Last Saturday, Los Angeles City Councilmember David Ryu hosted a neighborhood meeting on possible safety improvements for Sixth Street from Fairfax Avenue to La Brea Avenue in the Mid-City West area. The one-mile stretch of roadway runs along along the north side of the L.A. County Art Museum and along the south side of Park La Brea. This part of Sixth Street is a block north of two under-construction Metro Purple Line Subway stations on Wilshire at Fairfax and at La Brea.
For about a half-mile, especially between Hauser Boulevard and Fairfax, Sixth Street widens significantly. Along with the wider lanes comes increased speeding and increased crashes, injuries, and deaths.
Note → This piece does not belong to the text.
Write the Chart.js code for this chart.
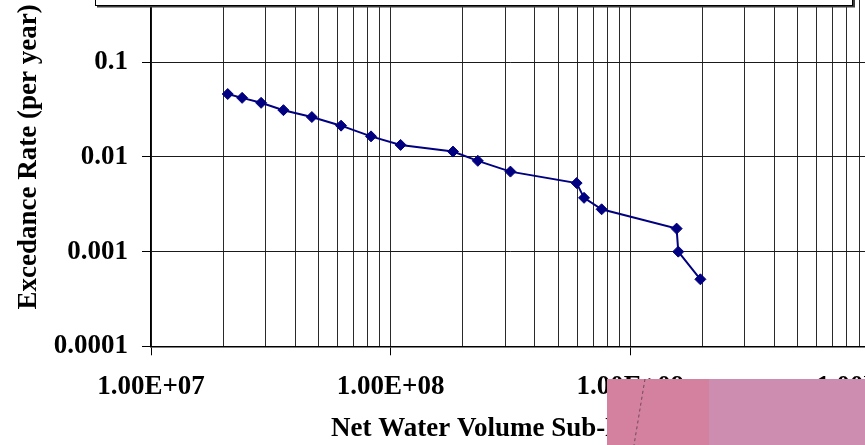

According to the city, this stretch of Sixth Street saw two traffic deaths in 2016. At Sixth and Hauser, a cyclist was killed on September 1. At Sixth and Ogden Drive, a pedestrian was killed on August 10. On July 11, 2012, a particularly gruesome incident saw a morning driver jump the curb and kill a pedestrian by crushing her against a building. Herbie Huff, a city planner and resident of this area, says that “it’s glaringly obvious to anyone who lives here that this street is awful and needs to change. We hear cars crashing all the time, and find the leftover pieces of glass and metal the next day after the wreckage is cleaned up.”
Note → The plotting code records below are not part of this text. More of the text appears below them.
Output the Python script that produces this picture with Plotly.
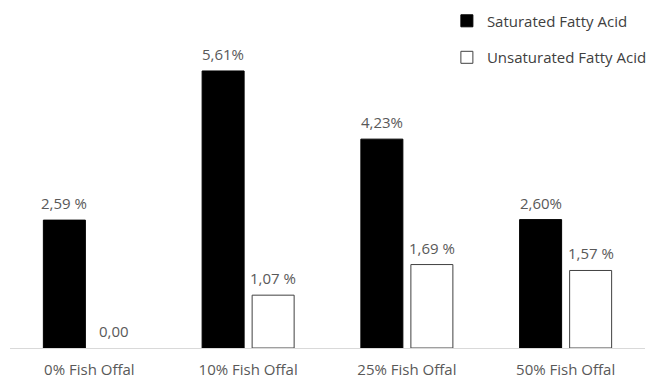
import plotly.graph_objects as go

categories = ["0% Fish Offal", "10% Fish Offal", "25% Fish Offal", "50% Fish Offal"]
saturated = [2.59, 5.61, 4.23, 2.60]
unsaturated = [0.00, 1.07, 1.69, 1.57]
saturated_labels = ["2,59 %", "5,61%", "4,23%", "2,60%"]
unsaturated_labels = ["0,00", "1,07 %", "1,69 %", "1,57 %"]

FONT = "Open Sans, Noto Sans, sans-serif"
GRAY = "#595959"
LEGEND_GRAY = "#404040"

fig = go.Figure()
fig.add_trace(go.Bar(
    x=categories, y=saturated, name="Saturated Fatty Acid",
    marker=dict(color="#000000", line=dict(color="#000000", width=1)),
    legendgroup="a",
))
# a zero-height bar is not drawn (no outline on the baseline)
fig.add_trace(go.Bar(
    x=categories, y=[v if v > 0 else None for v in unsaturated],
    name="Unsaturated Fatty Acid",
    marker=dict(color="#ffffff", line=dict(color="#404040", width=1)),
    legendgroup="b",
))

for cat, val, lab in zip(categories, saturated, saturated_labels):
    fig.add_annotation(x=cat, y=val, text=lab, showarrow=False,
                       xanchor="center", yanchor="bottom", xshift=-25, yshift=5,
                       font=dict(family=FONT, size=15, color=GRAY))
for cat, val, lab in zip(categories, unsaturated, unsaturated_labels):
    fig.add_annotation(x=cat, y=val, text=lab, showarrow=False,
                       xanchor="center", yanchor="bottom", xshift=25, yshift=5,
                       font=dict(family=FONT, size=15, color=GRAY))

fig.update_layout(
    width=648, height=379,
    margin=dict(l=10, r=3, t=30, b=31, autoexpand=False),
    paper_bgcolor="white", plot_bgcolor="white",
    barmode="group", bargap=0.37, bargroupgap=0.16,
    font=dict(family=FONT, size=15, color=GRAY),
    showlegend=True,
    legend=dict(
        x=0.688, y=1.08, xanchor="left", yanchor="top",
        traceorder="grouped", tracegroupgap=14,
        font=dict(family=FONT, size=15, color=LEGEND_GRAY),
        bgcolor="rgba(0,0,0,0)",
    ),
    xaxis=dict(
        showline=True, linecolor="#d9d9d9", linewidth=1, layer="above traces",
        ticks="", showgrid=False, ticklabelstandoff=8,
        tickfont=dict(family=FONT, size=15, color=GRAY),
    ),
    yaxis=dict(
        range=[0, 6.44], visible=False, showgrid=False, zeroline=False,
    ),
)

fig.write_html("out.html")
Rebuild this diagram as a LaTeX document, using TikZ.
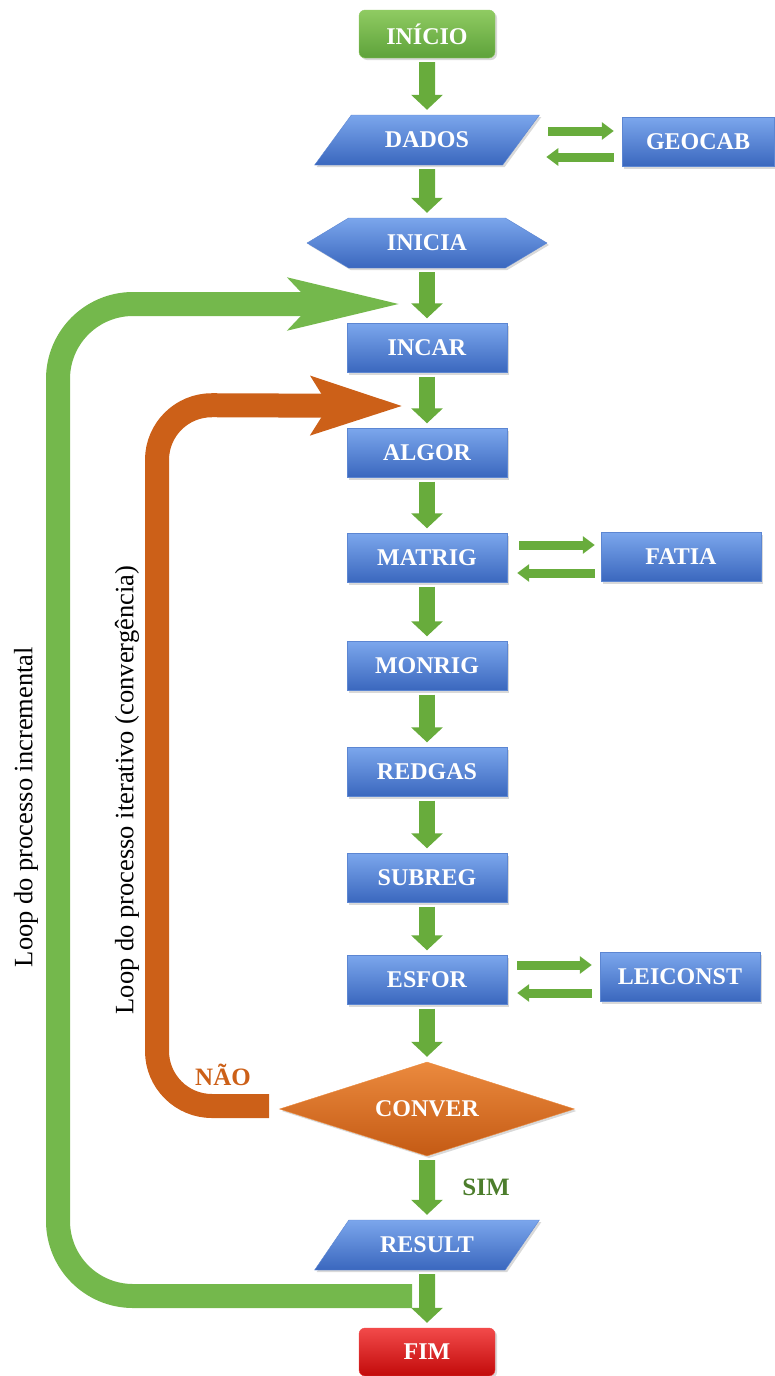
\documentclass[tikz,border=0pt]{standalone}
\usepackage{fontspec}
\setmainfont{Liberation Serif}
\usetikzlibrary{positioning, shapes.geometric, shapes.symbols, arrows.meta, calc, shadows}
\definecolor{bluetop}{HTML}{7BA6EC}
\definecolor{bluebot}{HTML}{3A67BE}
\definecolor{blueline}{HTML}{5C86D2}
\definecolor{grntop}{HTML}{8FCB62}
\definecolor{grnbot}{HTML}{5EA23A}
\definecolor{flowgrn}{HTML}{68AC3C}
\definecolor{loopgrn}{HTML}{74B84C}
\definecolor{looporg}{HTML}{CC6018}
\definecolor{orgtop}{HTML}{EB8A3E}
\definecolor{orgbot}{HTML}{C45A14}
\definecolor{redtop}{HTML}{F24A4A}
\definecolor{redbot}{HTML}{C20A0A}
\definecolor{simgrn}{HTML}{4C7D2C}

\begin{document}
\begin{tikzpicture}[x=1pt, y=-1pt,
  every node/.style={font=\bfseries\fontsize{24}{28}\selectfont, text=white},
  shade/.style={drop shadow={shadow xshift=2pt, shadow yshift=-2pt, opacity=.3}},
  blockbox/.style={rectangle, shade, top color=bluetop, bottom color=bluebot, draw=blueline, minimum width=160pt, minimum height=49pt},
  iobox/.style={trapezium, trapezium left angle=46, trapezium right angle=134, trapezium stretches=true, shade, top color=bluetop, bottom color=bluebot, draw=blueline, minimum width=225pt, minimum height=50pt},
  prepbox/.style={signal, signal to=west and east, signal pointer angle=62, shade, top color=bluetop, bottom color=bluebot, draw=blueline, minimum width=240pt, minimum height=50pt},
  startbox/.style={rectangle, rounded corners=6pt, shade, top color=grntop, bottom color=grnbot, draw=grntop, minimum width=136pt, minimum height=48pt},
  endbox/.style={rectangle, rounded corners=6pt, shade, top color=redtop, bottom color=redbot, draw=redtop, minimum width=136pt, minimum height=48pt},
  decisionbox/.style={diamond, aspect=3.14, shade, top color=orgtop, bottom color=orgbot, draw=orgtop, minimum width=295pt, minimum height=94pt, inner sep=0pt},
  flow/.style={line width=16pt, flowgrn, -{Triangle[length=15pt, width=31pt]}, shorten <=4pt, shorten >=5pt},
  sidearrow/.style={line width=9pt, flowgrn, -{Triangle[length=12pt, width=17pt]}},
  loopband/.style={line width=24pt, line join=round},
  looptext/.style={rotate=90, text=black, font=\fontsize{26.5}{30}\selectfont}
]
  \useasboundingbox (0,0) rectangle (774,1376);

  % loops
  \coordinate (incA) at (412,1296);
  \coordinate (incC) at (58,304);
  \coordinate (incB) at (403,304);
  \coordinate (itA) at (269,1106);
  \coordinate (itC) at (157,405);
  \coordinate (itB) at (403,406);
  \draw[loopband, loopgrn, rounded corners=75pt, -{Stealth[length=110pt, width=48pt, inset=20pt]}] (incA) -| (incC) -- (incB);
  \draw[loopband, looporg, rounded corners=55pt, -{Stealth[length=90pt, width=56pt, inset=16pt]}] (itA) -| (itC) -- (itB);

  \node[looptext] (lblinc) at (26,807) {Loop do processo incremental};
  \node[looptext] (lblit) at (127,790) {Loop do processo iterativo (convergência)};

  % main column
  \node[startbox] (inicio) at (427,34) {INÍCIO};
  \node[iobox] (dados) at (427,140) {DADOS};
  \node[blockbox, minimum width=152pt] (geocab) at (698,142) {GEOCAB};
  \node[prepbox] (inicia) at (427,243) {INICIA};
  \node[blockbox] (incar) at (427,348) {INCAR};
  \node[blockbox] (algor) at (427,453) {ALGOR};
  \node[blockbox] (matrig) at (427,558) {MATRIG};
  \node[blockbox] (fatia) at (681,557) {FATIA};
  \node[blockbox] (monrig) at (427,666) {MONRIG};
  \node[blockbox] (redgas) at (427,772) {REDGAS};
  \node[blockbox] (subreg) at (427,878) {SUBREG};
  \node[blockbox] (esfor) at (427,980) {ESFOR};
  \node[blockbox] (leiconst) at (680,977) {LEICONST};
  \node[decisionbox] (conver) at (427,1109) {CONVER};
  \node[iobox] (result) at (427,1245) {RESULT};
  \node[endbox] (fim) at (427,1352) {FIM};

  \node[text=looporg, font=\bfseries\fontsize{25}{30}\selectfont] (nao) at (223,1075) {NÃO};
  \node[text=simgrn, font=\bfseries\fontsize{25}{30}\selectfont] (sim) at (486,1187) {SIM};

  \foreach \a/\b in {inicio/dados, dados/inicia, inicia/incar, incar/algor, algor/matrig, matrig/monrig,
                     monrig/redgas, redgas/subreg, subreg/esfor, esfor/conver, conver/result, result/fim} {
    \draw[flow] (\a.south) -- (\b.north);
  }

  \draw[sidearrow, shorten <=27pt, shorten >=8pt] ([yshift=11pt]geocab.west -| dados.east) -- ([yshift=11pt]geocab.west);
  \draw[sidearrow, shorten <=8pt, shorten >=25pt] ([yshift=-15pt]geocab.west) -- ([yshift=-15pt]geocab.west -| dados.east);
  \draw[sidearrow, shorten <=12pt, shorten >=6pt] ([yshift=12pt]fatia.west -| matrig.east) -- ([yshift=12pt]fatia.west);
  \draw[sidearrow, shorten <=6pt, shorten >=10pt] ([yshift=-16pt]fatia.west) -- ([yshift=-16pt]fatia.west -| matrig.east);
  \draw[sidearrow, shorten <=10pt, shorten >=8pt] ([yshift=12pt]leiconst.west -| esfor.east) -- ([yshift=12pt]leiconst.west);
  \draw[sidearrow, shorten <=8pt, shorten >=10pt] ([yshift=-16pt]leiconst.west) -- ([yshift=-16pt]leiconst.west -| esfor.east);
\end{tikzpicture}
\end{document}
SWITRS data, mapped above, show numerous serious collisions all along the corridor.
For several years, the Mid-City West Community Council (MCWCC) has been pushing the city of Los Angeles to make this stretch of Sixth safer. MCWCC worked with LADOT to propose safety improvements, including a road diet. The 2016 MCWCC-approved plan was also supported by the Park La Brea Residents Association, La Brea Hancock HOA, Greater Miracle Mile Chamber of Commerce, and L.A. Walks.
To date, the MCWCC plan has barely been acknowledged by Councilmember Ryu. Ryu expressed skepticism about road diets, asserting (minute 3:00) that road diets are “creating traffic” so “be careful what you ask for” but stated that (minute 32:00) despite “unintended consequences” he would study and “consider” the neighborhood council’s Sixth Street road diet plan.
At Councilmember Ryu’s neighborhood meeting Saturday, two options were presented for this portion of Sixth Street:
- Option A – New Left Turn Pockets. This option would remove some on-street parking to add left-turn pockets at La Brea and Hauser, and to add capacity to the existing westbound left-turn pocket at Fairfax.
- Option B – Road Diet. This option is very similar to the MCWCC plan. The road diet would eliminate a travel lane in each direction, adding a continuous left-turn lane allowing for easier left turns at La Brea, Detroit Street, Cloverdale Avenue, Cochran Avenue, Dunsmuir Avenue, Burside Avenue, Ridgeley Drive, and Hauser. The consultant’s (Kimley-Horn) maps showed the road diet taking away a half-dozen blocks of on-street parking (this was disputed by locals, see below).
A questionnaire was distributed for attendees to express their preferences, though the survey did not match the options presented. The survey did not include option A or B, nor did it include bike lanes, the road diet, nor the road diet’s left-turn pockets. The survey asked attendees to respond yes/no to numerous continental “zebra” crosswalks that are standard for the city of L.A. – something which is a bit like asking whether folks support having all three colors in a traffic signal.
Hard to judge whether people support bike lanes when you don’t even ask them if they do pic.twitter.com/mOyBzPjzOr
— Michael (@topomodesto) October 21, 2017
Mid-City West Community Council leaders and livability advocates expressed a great deal of skepticism about the forum, the survey, minimal attendance, errors in the presentation boards and the plans presented.
Advocates displayed a sign urging “best practices over best politics.”
According to MCWCC board chair Scott Epstein, the road diet would remove only four to six parking spaces between Dunsmuir and Cochran; these are to connect to Cochran so that cyclists can transition to 4th Street. According to Epstein, the road diet would yield “a net gain in parking” by removing peak-hour and daytime parking restrictions. Per Epstein, the MCWCC plan would remove current 7 a.m. to 7 p.m. restrictions for three blocks from Cochran to La Brea, and remove current peak-hour parking restrictions for two blocks from Ridgeley to Dunsmuir.
Epstein criticizes Option A, stating it “sacrifices a ton of parking in a neighborhood that is demanding more, not less parking.”
MCWCC representative Mehmet Berker further comments that the consultant’s maps did not make clear the implications of adding a left-turn pocket from eastbound Sixth onto northbound La Brea. According to Berker, LADOT staff told him that “[LADOT] wouldn’t want to do the La Brea left-turn pocket unless they extended the road diet configuration east past La Brea… so their Option A configuration showed new turn pockets at two intersections where there’d be one.” With La Brea in question, Option A would add left turn pockets at only one intersection: Hauser.
Ryu has said that he makes it a priority to listen to communities in making his decisions. The next steps toward Sixth Street safety are in his court.